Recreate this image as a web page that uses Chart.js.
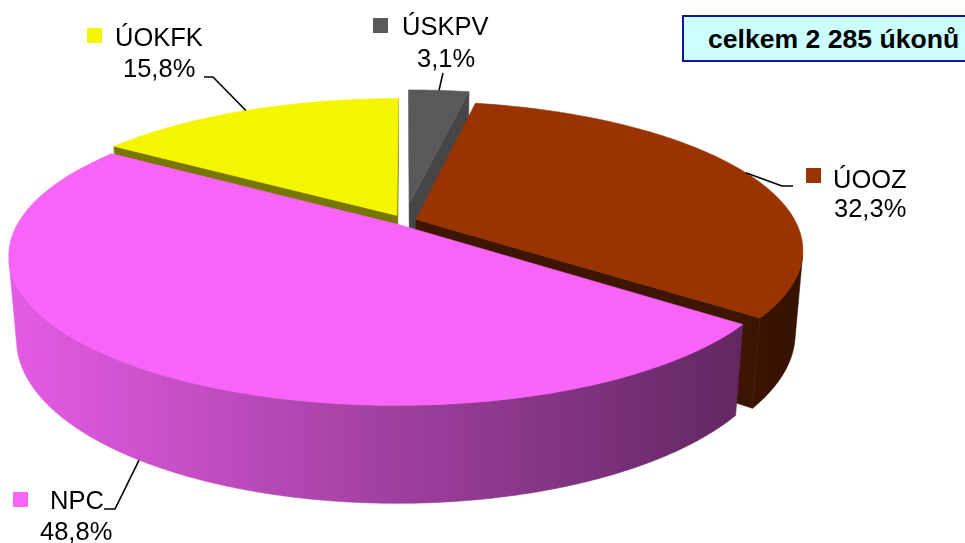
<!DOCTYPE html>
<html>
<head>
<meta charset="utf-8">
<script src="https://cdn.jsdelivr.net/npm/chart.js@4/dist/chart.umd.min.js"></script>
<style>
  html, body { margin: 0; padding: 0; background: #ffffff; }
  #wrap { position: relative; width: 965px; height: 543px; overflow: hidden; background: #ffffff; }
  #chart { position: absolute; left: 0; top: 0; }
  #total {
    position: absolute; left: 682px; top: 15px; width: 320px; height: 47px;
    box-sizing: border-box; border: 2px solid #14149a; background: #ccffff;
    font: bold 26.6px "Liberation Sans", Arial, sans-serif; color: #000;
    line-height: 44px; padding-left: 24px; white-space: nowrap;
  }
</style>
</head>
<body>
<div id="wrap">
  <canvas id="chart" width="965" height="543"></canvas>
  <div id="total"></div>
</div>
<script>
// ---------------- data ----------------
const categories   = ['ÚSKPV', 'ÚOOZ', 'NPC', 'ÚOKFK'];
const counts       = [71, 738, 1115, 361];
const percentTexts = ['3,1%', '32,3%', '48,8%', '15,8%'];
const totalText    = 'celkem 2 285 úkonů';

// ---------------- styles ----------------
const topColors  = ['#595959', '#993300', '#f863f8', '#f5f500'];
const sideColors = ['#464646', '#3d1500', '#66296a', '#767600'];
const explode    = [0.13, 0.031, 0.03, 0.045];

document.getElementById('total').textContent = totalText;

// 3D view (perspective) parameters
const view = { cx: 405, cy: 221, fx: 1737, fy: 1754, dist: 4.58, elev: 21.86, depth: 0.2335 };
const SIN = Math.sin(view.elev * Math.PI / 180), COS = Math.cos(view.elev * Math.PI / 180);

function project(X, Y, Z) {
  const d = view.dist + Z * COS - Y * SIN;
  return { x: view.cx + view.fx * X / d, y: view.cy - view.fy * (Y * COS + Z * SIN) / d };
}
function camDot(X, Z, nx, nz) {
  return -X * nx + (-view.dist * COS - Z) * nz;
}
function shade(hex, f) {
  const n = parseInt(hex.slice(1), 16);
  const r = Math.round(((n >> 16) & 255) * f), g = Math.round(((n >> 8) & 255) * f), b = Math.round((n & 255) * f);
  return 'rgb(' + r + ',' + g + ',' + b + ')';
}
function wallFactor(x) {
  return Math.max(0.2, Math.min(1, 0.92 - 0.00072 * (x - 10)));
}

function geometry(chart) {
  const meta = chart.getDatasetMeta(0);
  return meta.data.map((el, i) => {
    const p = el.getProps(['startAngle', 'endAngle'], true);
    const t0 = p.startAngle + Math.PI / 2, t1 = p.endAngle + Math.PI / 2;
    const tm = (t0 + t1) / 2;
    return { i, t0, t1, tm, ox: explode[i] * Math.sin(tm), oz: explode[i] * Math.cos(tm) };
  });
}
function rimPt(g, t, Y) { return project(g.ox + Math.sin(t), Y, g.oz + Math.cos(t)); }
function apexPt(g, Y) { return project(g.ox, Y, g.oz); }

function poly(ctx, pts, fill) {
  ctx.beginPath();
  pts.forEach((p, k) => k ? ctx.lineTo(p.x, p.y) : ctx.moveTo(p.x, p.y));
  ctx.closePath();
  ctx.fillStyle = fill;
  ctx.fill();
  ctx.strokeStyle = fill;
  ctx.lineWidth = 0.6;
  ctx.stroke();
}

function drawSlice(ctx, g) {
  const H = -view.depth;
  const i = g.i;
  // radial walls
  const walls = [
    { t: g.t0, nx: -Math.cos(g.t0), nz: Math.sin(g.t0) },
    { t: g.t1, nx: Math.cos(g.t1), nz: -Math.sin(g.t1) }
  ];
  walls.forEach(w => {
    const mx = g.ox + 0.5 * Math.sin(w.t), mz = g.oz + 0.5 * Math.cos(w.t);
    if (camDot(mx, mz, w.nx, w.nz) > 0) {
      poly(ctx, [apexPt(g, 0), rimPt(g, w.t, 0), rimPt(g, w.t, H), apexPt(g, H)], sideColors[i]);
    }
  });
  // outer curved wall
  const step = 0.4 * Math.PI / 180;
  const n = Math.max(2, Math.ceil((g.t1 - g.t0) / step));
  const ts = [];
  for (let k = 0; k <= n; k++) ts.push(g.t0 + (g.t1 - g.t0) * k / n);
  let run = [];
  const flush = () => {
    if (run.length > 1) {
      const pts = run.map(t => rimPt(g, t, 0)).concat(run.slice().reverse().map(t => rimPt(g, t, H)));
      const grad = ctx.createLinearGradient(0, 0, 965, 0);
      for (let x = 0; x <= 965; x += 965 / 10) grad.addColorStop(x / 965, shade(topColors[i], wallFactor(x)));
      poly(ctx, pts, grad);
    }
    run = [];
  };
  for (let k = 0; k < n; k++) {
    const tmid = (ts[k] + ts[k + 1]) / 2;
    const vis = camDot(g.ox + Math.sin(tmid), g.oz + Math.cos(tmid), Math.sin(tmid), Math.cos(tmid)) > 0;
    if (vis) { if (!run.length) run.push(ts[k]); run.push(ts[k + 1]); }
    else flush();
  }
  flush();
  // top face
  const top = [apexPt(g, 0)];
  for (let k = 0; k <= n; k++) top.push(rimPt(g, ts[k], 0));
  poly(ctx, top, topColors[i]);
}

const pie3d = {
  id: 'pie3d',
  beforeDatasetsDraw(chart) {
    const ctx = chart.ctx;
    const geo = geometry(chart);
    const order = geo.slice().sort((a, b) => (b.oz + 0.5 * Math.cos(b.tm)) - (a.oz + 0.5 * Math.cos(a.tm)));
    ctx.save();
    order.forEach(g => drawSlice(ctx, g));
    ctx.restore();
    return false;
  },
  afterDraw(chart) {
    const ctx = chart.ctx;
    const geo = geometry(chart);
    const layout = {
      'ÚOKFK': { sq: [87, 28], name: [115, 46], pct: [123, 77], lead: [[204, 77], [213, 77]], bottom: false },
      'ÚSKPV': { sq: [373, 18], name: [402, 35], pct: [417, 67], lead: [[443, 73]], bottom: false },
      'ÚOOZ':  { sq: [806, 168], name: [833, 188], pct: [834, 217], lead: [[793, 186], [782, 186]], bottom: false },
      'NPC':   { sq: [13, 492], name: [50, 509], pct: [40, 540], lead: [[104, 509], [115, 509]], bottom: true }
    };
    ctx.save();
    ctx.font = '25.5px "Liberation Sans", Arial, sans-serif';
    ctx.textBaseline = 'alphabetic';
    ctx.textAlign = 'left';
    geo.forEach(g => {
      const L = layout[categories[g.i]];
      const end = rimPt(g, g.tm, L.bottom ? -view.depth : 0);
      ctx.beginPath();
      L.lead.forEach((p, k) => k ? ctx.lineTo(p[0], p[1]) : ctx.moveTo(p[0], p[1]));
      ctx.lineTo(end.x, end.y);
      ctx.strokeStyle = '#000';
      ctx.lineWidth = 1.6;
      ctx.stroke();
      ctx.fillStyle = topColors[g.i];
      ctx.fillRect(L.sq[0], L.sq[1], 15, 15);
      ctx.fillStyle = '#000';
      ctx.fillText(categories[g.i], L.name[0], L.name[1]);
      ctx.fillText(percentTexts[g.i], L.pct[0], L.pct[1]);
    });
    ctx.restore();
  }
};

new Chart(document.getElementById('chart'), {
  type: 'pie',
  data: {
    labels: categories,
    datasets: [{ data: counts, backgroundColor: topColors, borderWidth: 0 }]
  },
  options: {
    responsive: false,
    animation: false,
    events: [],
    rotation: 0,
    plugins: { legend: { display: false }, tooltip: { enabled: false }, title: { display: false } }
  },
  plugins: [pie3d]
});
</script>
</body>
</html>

# # # # #

Exercise
Print out the material word for word, omitting the pictures.

Reply
Recreate this image as a web page that uses Chart.js.
<!DOCTYPE html>
<html>
<head>
<meta charset="utf-8">
<script src="https://cdn.jsdelivr.net/npm/chart.js@4/dist/chart.umd.min.js"></script>
<style>
  html, body { margin: 0; padding: 0; background: #ffffff; }
  #wrap { position: relative; width: 965px; height: 543px; overflow: hidden; background: #ffffff; }
  #chart { position: absolute; left: 0; top: 0; }
  #total {
    position: absolute; left: 682px; top: 15px; width: 320px; height: 47px;
    box-sizing: border-box; border: 2px solid #14149a; background: #ccffff;
    font: bold 26.6px "Liberation Sans", Arial, sans-serif; color: #000;
    line-height: 44px; padding-left: 24px; white-space: nowrap;
  }
</style>
</head>
<body>
<div id="wrap">
  <canvas id="chart" width="965" height="543"></canvas>
  <div id="total"></div>
</div>
<script>
// ---------------- data ----------------
const categories   = ['ÚSKPV', 'ÚOOZ', 'NPC', 'ÚOKFK'];
const counts       = [71, 738, 1115, 361];
const percentTexts = ['3,1%', '32,3%', '48,8%', '15,8%'];
const totalText    = 'celkem 2 285 úkonů';

// ---------------- styles ----------------
const topColors  = ['#595959', '#993300', '#f863f8', '#f5f500'];
const sideColors = ['#464646', '#3d1500', '#66296a', '#767600'];
const explode    = [0.13, 0.031, 0.03, 0.045];

document.getElementById('total').textContent = totalText;

// 3D view (perspective) parameters
const view = { cx: 405, cy: 221, fx: 1737, fy: 1754, dist: 4.58, elev: 21.86, depth: 0.2335 };
const SIN = Math.sin(view.elev * Math.PI / 180), COS = Math.cos(view.elev * Math.PI / 180);

function project(X, Y, Z) {
  const d = view.dist + Z * COS - Y * SIN;
  return { x: view.cx + view.fx * X / d, y: view.cy - view.fy * (Y * COS + Z * SIN) / d };
}
function camDot(X, Z, nx, nz) {
  return -X * nx + (-view.dist * COS - Z) * nz;
}
function shade(hex, f) {
  const n = parseInt(hex.slice(1), 16);
  const r = Math.round(((n >> 16) & 255) * f), g = Math.round(((n >> 8) & 255) * f), b = Math.round((n & 255) * f);
  return 'rgb(' + r + ',' + g + ',' + b + ')';
}
function wallFactor(x) {
  return Math.max(0.2, Math.min(1, 0.92 - 0.00072 * (x - 10)));
}

function geometry(chart) {
  const meta = chart.getDatasetMeta(0);
  return meta.data.map((el, i) => {
    const p = el.getProps(['startAngle', 'endAngle'], true);
    const t0 = p.startAngle + Math.PI / 2, t1 = p.endAngle + Math.PI / 2;
    const tm = (t0 + t1) / 2;
    return { i, t0, t1, tm, ox: explode[i] * Math.sin(tm), oz: explode[i] * Math.cos(tm) };
  });
}
function rimPt(g, t, Y) { return project(g.ox + Math.sin(t), Y, g.oz + Math.cos(t)); }
function apexPt(g, Y) { return project(g.ox, Y, g.oz); }

function poly(ctx, pts, fill) {
  ctx.beginPath();
  pts.forEach((p, k) => k ? ctx.lineTo(p.x, p.y) : ctx.moveTo(p.x, p.y));
  ctx.closePath();
  ctx.fillStyle = fill;
  ctx.fill();
  ctx.strokeStyle = fill;
  ctx.lineWidth = 0.6;
  ctx.stroke();
}

function drawSlice(ctx, g) {
  const H = -view.depth;
  const i = g.i;
  // radial walls
  const walls = [
    { t: g.t0, nx: -Math.cos(g.t0), nz: Math.sin(g.t0) },
    { t: g.t1, nx: Math.cos(g.t1), nz: -Math.sin(g.t1) }
  ];
  walls.forEach(w => {
    const mx = g.ox + 0.5 * Math.sin(w.t), mz = g.oz + 0.5 * Math.cos(w.t);
    if (camDot(mx, mz, w.nx, w.nz) > 0) {
      poly(ctx, [apexPt(g, 0), rimPt(g, w.t, 0), rimPt(g, w.t, H), apexPt(g, H)], sideColors[i]);
    }
  });
  // outer curved wall
  const step = 0.4 * Math.PI / 180;
  const n = Math.max(2, Math.ceil((g.t1 - g.t0) / step));
  const ts = [];
  for (let k = 0; k <= n; k++) ts.push(g.t0 + (g.t1 - g.t0) * k / n);
  let run = [];
  const flush = () => {
    if (run.length > 1) {
      const pts = run.map(t => rimPt(g, t, 0)).concat(run.slice().reverse().map(t => rimPt(g, t, H)));
      const grad = ctx.createLinearGradient(0, 0, 965, 0);
      for (let x = 0; x <= 965; x += 965 / 10) grad.addColorStop(x / 965, shade(topColors[i], wallFactor(x)));
      poly(ctx, pts, grad);
    }
    run = [];
  };
  for (let k = 0; k < n; k++) {
    const tmid = (ts[k] + ts[k + 1]) / 2;
    const vis = camDot(g.ox + Math.sin(tmid), g.oz + Math.cos(tmid), Math.sin(tmid), Math.cos(tmid)) > 0;
    if (vis) { if (!run.length) run.push(ts[k]); run.push(ts[k + 1]); }
    else flush();
  }
  flush();
  // top face
  const top = [apexPt(g, 0)];
  for (let k = 0; k <= n; k++) top.push(rimPt(g, ts[k], 0));
  poly(ctx, top, topColors[i]);
}

const pie3d = {
  id: 'pie3d',
  beforeDatasetsDraw(chart) {
    const ctx = chart.ctx;
    const geo = geometry(chart);
    const order = geo.slice().sort((a, b) => (b.oz + 0.5 * Math.cos(b.tm)) - (a.oz + 0.5 * Math.cos(a.tm)));
    ctx.save();
    order.forEach(g => drawSlice(ctx, g));
    ctx.restore();
    return false;
  },
  afterDraw(chart) {
    const ctx = chart.ctx;
    const geo = geometry(chart);
    const layout = {
      'ÚOKFK': { sq: [87, 28], name: [115, 46], pct: [123, 77], lead: [[204, 77], [213, 77]], bottom: false },
      'ÚSKPV': { sq: [373, 18], name: [402, 35], pct: [417, 67], lead: [[443, 73]], bottom: false },
      'ÚOOZ':  { sq: [806, 168], name: [833, 188], pct: [834, 217], lead: [[793, 186], [782, 186]], bottom: false },
      'NPC':   { sq: [13, 492], name: [50, 509], pct: [40, 540], lead: [[104, 509], [115, 509]], bottom: true }
    };
    ctx.save();
    ctx.font = '25.5px "Liberation Sans", Arial, sans-serif';
    ctx.textBaseline = 'alphabetic';
    ctx.textAlign = 'left';
    geo.forEach(g => {
      const L = layout[categories[g.i]];
      const end = rimPt(g, g.tm, L.bottom ? -view.depth : 0);
      ctx.beginPath();
      L.lead.forEach((p, k) => k ? ctx.lineTo(p[0], p[1]) : ctx.moveTo(p[0], p[1]));
      ctx.lineTo(end.x, end.y);
      ctx.strokeStyle = '#000';
      ctx.lineWidth = 1.6;
      ctx.stroke();
      ctx.fillStyle = topColors[g.i];
      ctx.fillRect(L.sq[0], L.sq[1], 15, 15);
      ctx.fillStyle = '#000';
      ctx.fillText(categories[g.i], L.name[0], L.name[1]);
      ctx.fillText(percentTexts[g.i], L.pct[0], L.pct[1]);
    });
    ctx.restore();
  }
};

new Chart(document.getElementById('chart'), {
  type: 'pie',
  data: {
    labels: categories,
    datasets: [{ data: counts, backgroundColor: topColors, borderWidth: 0 }]
  },
  options: {
    responsive: false,
    animation: false,
    events: [],
    rotation: 0,
    plugins: { legend: { display: false }, tooltip: { enabled: false }, title: { display: false } }
  },
  plugins: [pie3d]
});
</script>
</body>
</html>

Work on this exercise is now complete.